A co-applicant with stable income or strong credit score increases approval probability, especially if your credit score is low.

4. Tax Benefits (Specifically for Home Loans)

If both co-applicants are co-owners:

Each can claim tax benefits on principal (Sec 80C)

And interest (Sec 24)

This can reduce total tax liability significantly.

5. Stronger Financial Backup

If one borrower faces job loss or illness, the other can temporarily handle EMIs.
This reduces the risk of default.

Cons of Taking a Joint Loan

1. Both Are 100% Liable

Even though two people share the loan, each one is fully responsible for EMI payment.
If your spouse or parent misses their share — YOU must pay the entire EMI.

2. Credit Score Risk for Both

Any one of these situations will damage both credit scores:

Late EMI

Missed payment

Outstanding dues

Default affects the entire household financially.

3. Emotional & Family Conflicts

Money + family = friction potential.
Disagreements about EMI contribution, sudden financial changes or loan burden can strain relationships.
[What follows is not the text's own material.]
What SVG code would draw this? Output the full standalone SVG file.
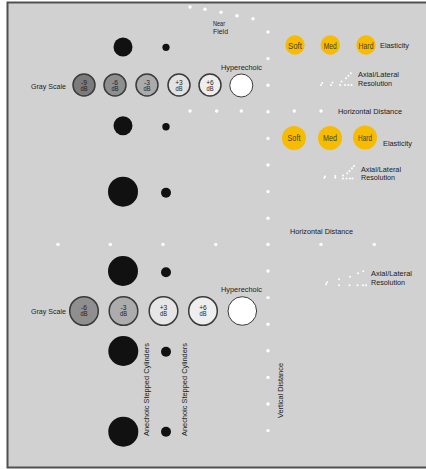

4. Reduced Loan Eligibility in Future

Banks consider existing joint EMIs while approving new loans — even if YOU are not paying them.

This reduces personal loan or credit card eligibility later.

5. If One Applicant Dies, Liability Stays

The surviving borrower must continue full EMI payments.
Unless you have credit life insurance, this can become a major financial shock.

Joint Loan: Spouse vs Parents — Which Is Better?

Joint Loan With Spouse

Best When:

✔ Both are working
✔ Stable dual income
✔ Buying a home together
✔ Looking for tax benefits

Risk:

Marital disputes or job loss can complicate repayment.

Joint Loan With Parents

Best When:

✔ Parents have stable pension/income
✔ You need higher loan eligibility
✔ Parents want to be co-owners of property

Risk:

If parents are older, banks may:

Shorten tenure

Increase EMI

Increase insurance cost

Also, liability may fall entirely on you if they cannot pay.

When You SHOULD Take a Joint Loan

✔ Buying a home where both will share ownership
✔ Both incomes are stable
✔ Credit score needs strengthening
✔ You want maximum tax benefits
✔ You need higher loan eligibility

When You SHOULD NOT Take a Joint Loan

✘ If the co-applicant has unstable income
✘ If their credit score is poor
✘ If you expect difficulty in repaying EMIs
✘ If the co-applicant is elderly
✘ If taking higher loan will strain your finances

FAQs

Q1. Does taking a joint loan improve loan approval?

Yes, combining two incomes increases approval chances.

Q2. Will default by one person affect the other?

Absolutely. Both credit scores will drop.

Q3. Can we split EMIs?

Yes, but banks treat the loan as a shared 100% responsibility.

Q4. Do both applicants get tax benefits?

Only if both are co-owners of the property.

Q5. Is a joint loan mandatory for higher home loan eligibility?

Not mandatory, but often the easiest way to increase eligibility.